In another small bowl, beat together the eggs, melted butter, sugar and baking soda. Pour onto the flour mixture, and fold in until combined. You’ll lose some volume, but don’t worry. As soon as the yeast gets a taste of the additional sugar, it will start making more CO2, and the batter will begin rising again. My batter, sitting on my range under the warming light, went a little crazy. After I baked each of the first two waffles, it seemed that the level of batter in the bowl had not gone down! It just kept rising! Halfway through the baking process, when the batter seemed a bit too full of air pockets, I stirred it down a little, and eventually was able to empty the bowl.
Per the recipe, you should cook these “according to your waffle iron’s instructions.” I no longer have our round waffle iron’s instructions, but I know to heat the iron until the red light goes off, pour in a little over half a cup of batter, and cook until the red light goes off again… and then a couple minutes more, because I like my waffles crispy on the edges. Your waffle iron’s mileage may vary. According to the recipe, you’ll get 10 to 12 waffles. Where waffles are concerned, I don’t know what this quantity means. Does this mean 10-12 round Belfgian waffles, or 10-12 thin square waffles, or what? I can tell you that this recipe made 8 waffles on our thin, round waffle iron. Had I not stirred the batter into submission after the first four, perhaps it would have made 9 or 10 lighter, airier waffles. If you’re baking these waffles for a crowd, or even just for yourself and your sweetheart, keep the cooked waffles in a 200 degree oven until ready to serve. While you’re at it, warm your plates in the oven, too.

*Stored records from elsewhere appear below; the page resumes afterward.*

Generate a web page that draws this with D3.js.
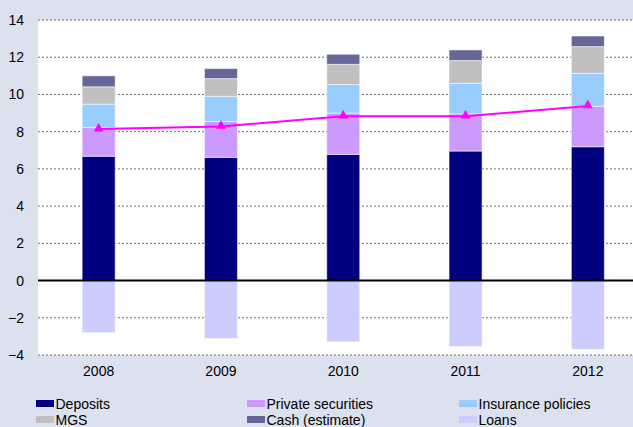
<!DOCTYPE html>
<html>
<head>
<meta charset="utf-8">
<script src="https://cdn.jsdelivr.net/npm/d3@7"></script>
<style>
  html, body { margin: 0; padding: 0; background: #dbe1ef; }
  svg { display: block; font-family: "Liberation Sans", Arial, sans-serif; }
</style>
</head>
<body>
<svg id="chart" width="633" height="427"></svg>
<script>
// Household assets and liabilities, RM trillion
const years = ["2008", "2009", "2010", "2011", "2012"];
const deposits = [6.68, 6.62, 6.78, 6.96, 7.19];
const privateSecurities = [1.54, 1.93, 2.22, 2.00, 2.18];
const insurancePolicies = [1.26, 1.35, 1.53, 1.64, 1.77];
const mgs = [0.93, 0.95, 1.09, 1.22, 1.43];
const cash = [0.59, 0.54, 0.54, 0.57, 0.57];
const loans = [-2.80, -3.11, -3.29, -3.54, -3.70];
const netLine = [8.14, 8.28, 8.83, 8.83, 9.38];
const yTicks = [-4, -2, 0, 2, 4, 6, 8, 10, 12, 14];

const seriesNames = ["Deposits", "Private securities", "Insurance policies", "MGS", "Cash (estimate)", "Loans"];
const seriesColors = ["#000080", "#cc99ff", "#99ccff", "#c0c0c0", "#666699", "#ccccff"];
const positiveSeries = [deposits, privateSecurities, insurancePolicies, mgs, cash];

const svg = d3.select("#chart");
const plot = { left: 38, right: 633, top: 20, bottom: 355 };

const x = d3.scaleBand()
  .domain(years)
  .range([37.5, 649])
  .paddingInner(0.73)
  .paddingOuter(0.365);

const y = d3.scaleLinear().domain([-4, 14]).range([plot.bottom, plot.top]);

// plot background
svg.append("rect")
  .attr("x", plot.left).attr("y", plot.top)
  .attr("width", plot.right - plot.left).attr("height", plot.bottom - plot.top)
  .attr("fill", "#ffffff");

// dashed gridlines
svg.append("g")
  .selectAll("line")
  .data(yTicks.filter(t => t !== 0))
  .join("line")
  .attr("x1", plot.left).attr("x2", plot.right)
  .attr("y1", d => y(d)).attr("y2", d => y(d))
  .attr("stroke", "#6e6e6e")
  .attr("stroke-width", 1)
  .attr("stroke-dasharray", "2,2");

// stacked positive components
const rows = years.map((yr, i) => {
  const r = { year: yr };
  seriesNames.slice(0, 5).forEach((n, k) => { r[n] = positiveSeries[k][i]; });
  return r;
});
const stack = d3.stack().keys(seriesNames.slice(0, 5));
const stacked = stack(rows);

const barsG = svg.append("g");
stacked.forEach((layer, k) => {
  barsG.append("g")
    .attr("fill", seriesColors[k])
    .selectAll("rect")
    .data(layer)
    .join("rect")
    .attr("x", d => x(d.data.year))
    .attr("width", x.bandwidth())
    .attr("y", d => y(d[1]))
    .attr("height", d => y(d[0]) - y(d[1]))
    .attr("stroke", "rgba(255,255,255,0.55)")
    .attr("stroke-width", 1);
});

// loans below zero
barsG.append("g")
  .attr("fill", seriesColors[5])
  .selectAll("rect")
  .data(loans)
  .join("rect")
  .attr("x", (d, i) => x(years[i]))
  .attr("width", x.bandwidth())
  .attr("y", y(0))
  .attr("height", d => y(d) - y(0))
  .attr("stroke", "rgba(255,255,255,0.55)")
  .attr("stroke-width", 1);

// zero line
svg.append("line")
  .attr("x1", plot.left).attr("x2", plot.right)
  .attr("y1", y(0)).attr("y2", y(0))
  .attr("stroke", "#000000")
  .attr("stroke-width", 2);

// net line with triangle markers
const line = d3.line()
  .x((d, i) => x(years[i]) + x.bandwidth() / 2)
  .y(d => y(d));
svg.append("path")
  .datum(netLine)
  .attr("d", line)
  .attr("fill", "none")
  .attr("stroke", "#ff00ff")
  .attr("stroke-width", 2);

const tri = d3.symbol().type(d3.symbolTriangle).size(42);
svg.append("g")
  .selectAll("path")
  .data(netLine)
  .join("path")
  .attr("d", tri)
  .attr("transform", (d, i) => `translate(${x(years[i]) + x.bandwidth() / 2},${y(d) - 0.5})`)
  .attr("fill", "#ff00ff");

// y axis labels
const yAxis = d3.axisLeft(y).tickValues(yTicks).tickSize(0).tickPadding(0);
const yg = svg.append("g")
  .attr("transform", `translate(24,0)`)
  .call(yAxis);
yg.select(".domain").remove();
yg.selectAll("text")
  .attr("font-size", 14)
  .attr("font-family", "'Liberation Sans', Arial, sans-serif")
  .attr("fill", "#000");

// x axis labels
const xAxis = d3.axisBottom(x).tickSize(0).tickPadding(0);
const xg = svg.append("g")
  .attr("transform", `translate(0,366)`)
  .call(xAxis);
xg.select(".domain").remove();
xg.selectAll("text")
  .attr("font-size", 14)
  .attr("dy", "0.71em")
  .attr("font-family", "'Liberation Sans', Arial, sans-serif")
  .attr("fill", "#000");

// legend
const legendCols = [36, 247, 459];
const legendRows = [400, 416];
const legend = svg.append("g");
seriesNames.forEach((name, k) => {
  const cx = legendCols[k % 3];
  const ry = legendRows[Math.floor(k / 3)];
  legend.append("rect")
    .attr("x", cx).attr("y", ry)
    .attr("width", 18).attr("height", 7)
    .attr("fill", seriesColors[k]);
  legend.append("text")
    .attr("x", cx + 19.5).attr("y", ry + 8.5)
    .attr("font-size", 14)
    .attr("fill", "#000")
    .text(name);
});
</script>
</body>
</html>
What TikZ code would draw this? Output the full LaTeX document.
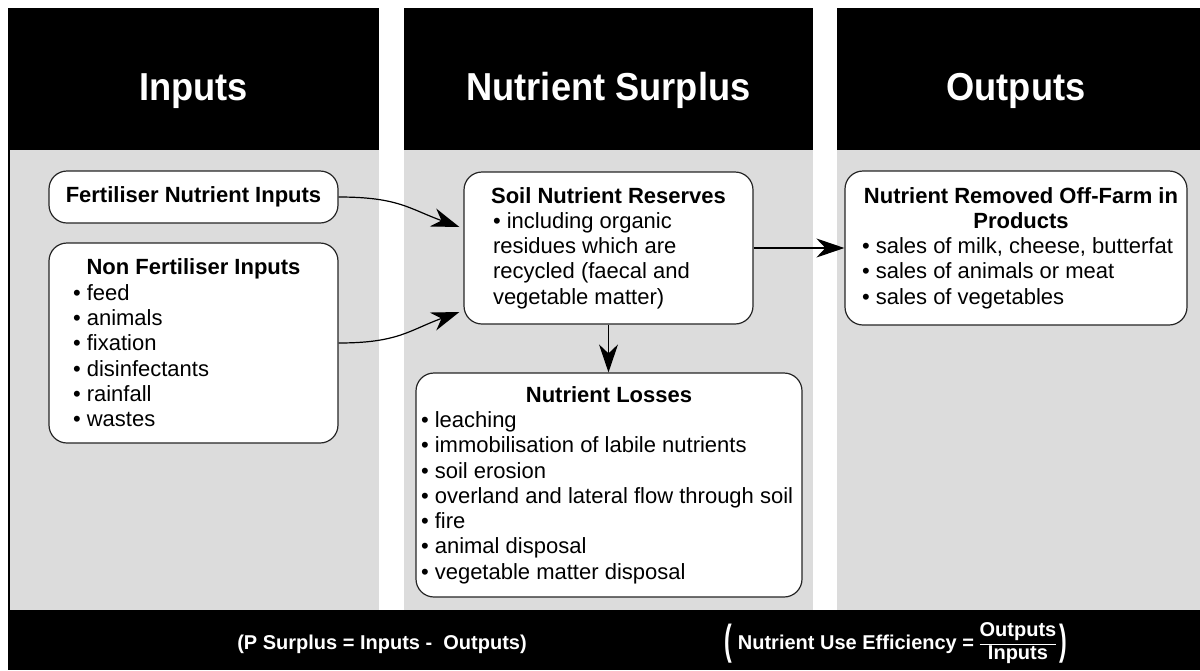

These waffles are lovely: light (yeast), crispy (butter) and earthy (buckwheat). While I am usually a fan of preserves as a topping for waffles (and pancakes and french toast), these are particularly good with maple syrup, which complements the buckwheat flavor. Warm the maple syrup, too, before serving, especially if you store it in your refrigerator.
Warm waffles and warm syrup on warm plates. Is it possible to improve on that delicious combination? Only one way: share them with people who warm your heart.
Tags: 5 Comments


5 responses so far ↓
okay- now don’t take this the wrong way because this post made me hungry and those waffles look and sound delicious. All except the first photo. That one reminded me of the time Daniel’s kindergarden class made bread with the local health food bakery. When he proudly brought his loaf home and we cut it open to eat at dinner it was that same color- and not because it was buckwheat. I think too much kneading by dirty little hands…anyway, we smiled, oohed and aahed and ate up- but that was what I flashed on in the first moment I saw your waffle picture.
Happy New Year! I’m looking forward to another year of your wonderful journal!
Aw, we just had plain old waffles. But this morning we had animal pancakes! Guess who had a sleepover last night?
Tom
We had more Potica bread, my Mom is trying her hand at it this year.
Today she taught Nyssa to make her aunt’s recipe for Banana Pudding.
Mom’s favorite waffle recipe includes soda water.
I, however, am with you… I prefer French Toast.
Happy New Year!
We had a quiet New Year’s Eve in Oskaloosa, Iowa with Tiffany’s brother and his family, and all retired before midnight. We’ll look forward to waffles after we return home. I’ve not had yeast-risen waffles ever, let alone made them, and look forward to giving them a try. We’re probably more waffle fans than fans of French Toast, but perhaps we haven’t found a recipe to suit. Tiffany’s mild gluten allergy also has us eating gluten free waffles - just as good as regular ones. However, they may not live up to your recipe. We’ll find out!
Our most significant purchased souvenir of New England from fall of 2005 was the HALF GALLON jug of maple syrup, from an award-winning “sugar shack” in New Hampshire, run by a high school student: http://www.benssugarshack.com/
William
Buckwheat waffles? Buckwheat waffles!
I will have to try this one. Yeast-raised waffles, a throwback to the Olden Tymes, supplemented by the earthy goodness of buckwheat! My Dad, a buckwheat pancake fan from ‘way back, would love ‘em.
I made waffles New Year’s Day too, opting for a more pedestrian baking powder and egg white-leavened version. Throwing a quarter-teaspoon of lemon oil gave them a wonderful sunny flavor without the citrus pong being overpowering.
Yet another great recipe. I still run up batches of your Blueberry Chutney on a regular basis.